Homes around TCU have more history than Horned Frogs might expect. Bonnie Frederick, professor of Spanish and Latin American literature and culture, explained the backstory of the locally popular Spanish colonial architecture in an October lecture to students, faculty, staff and members of the Fort Worth community.

“Architecture reflects a society’s beliefs and values,” Frederick told the audience. Her talk, titled “How the Muslim-Influenced House Came to Texas,” was sponsored by the National Endowment for the Humanities, in cooperation with the American Library Association, as part of the nationwide Let’s Talk About It: Muslim Journeys program, which aims to provide accessible, reliable resources about Muslim beliefs, practices and cultural heritage.

“Houses are about more than shelter,” Frederick said. “They express how we feel toward society and the face, veiled or open, that we show it.” With a slideshow that included her own photographs from Córdoba to Fort Worth, she led the audience through the journey the Muslim architectural style took over hundreds of years to reach Texas, showing how each society modified it along the way to suit its beliefs and values.

The Muslim house that emerged in North Africa after the introduction of Islam in the seventh century, she said, reflected what Dominique Clévenot, a scholar of Islamic art, terms “the aesthetic of the veil.” Just as wearing veil can protect a Muslim woman’s sense of privacy, the house’s exterior, with its stuccoed walls and closed, barred windows, shielded the Muslim family from the gaze of outsiders.

Meanwhile, a house’s richly decorated interior focused residents on private family life, an expression of the Islamic belief that family is the foundation of a stable society. The verdant inner courtyards, recalling the Quran’s description of paradise as a walled garden, especially formed refuges from the chaotic outside world.

When the Moors, an Islamic people of North Africa, conquered Spain in the eighth century, they brought their veiled domestic architecture with them, where it encountered the Roman-style house. The Romans did not veil their houses; on the contrary, the outer doors and large windows, open during the day, drew the attention of passersby, who could marvel at the courtyard fountains inside and enter uninvited to conduct business. After the Christians re-took territory from the Moors, they returned to many of the Roman ideas of a public dwelling, while also preserving many of the Muslim veiling features from the Moors. Outer doors opened, but windows remained barred; outermost courtyards were revealed to the street by wrought-iron gates, but inner courtyards remained secluded. This hybrid architecture reflected both its roots in the Roman and Moorish past and its role in the melting pot culture of Christian Spain.

The Spanish colonization of the New World exported the hybrid house to what would become Latin America. The colonial house symbolized Spanish power over the indigenous peoples. Its leak-prone flat roof from arid Spain defiantly ignored the weight of snow in the Andean cities of South America and gave extra workspace to the new rulers. Lush inner courtyards, such as the three of conquistador Hernán Cortés in Mexico City, kept Spanish traditions alive. As the Spaniards marched northward over the next three centuries, they brought the Spanish colonial house with them.

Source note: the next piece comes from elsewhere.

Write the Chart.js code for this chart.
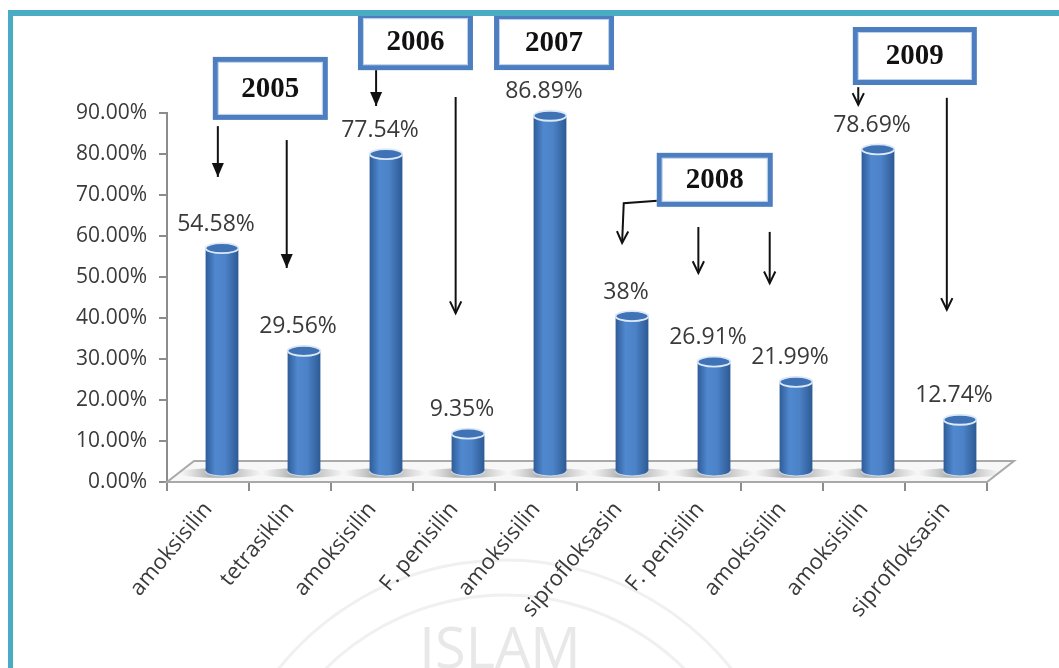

Fort Worth today adapts the Spanish colonial house into one that conforms to Texas values. The insistence on grassy lawns reflects the Anglo dream of a home surrounded by a garden. To further the illusion, the courtyard sits outside the house rather than inside, with high stuccoed walls around it to provide privacy, as in the Muslim ideal. But like the Roman house, the Spanish colonial in Texas makes a point of conveying status to neighbors, with large uncovered windows and paned doorways. Once again, an ancient style of architecture was reinterpreted to suit a new era and a new place.

Frederick, who began studying the Muslim house to better understand its role in Latin American women’s poetry, hoped those who attended the talk would see Fort Worth’s “Spanish”-style houses with new eyes. She says, “I hope they will think of their long and rich history.”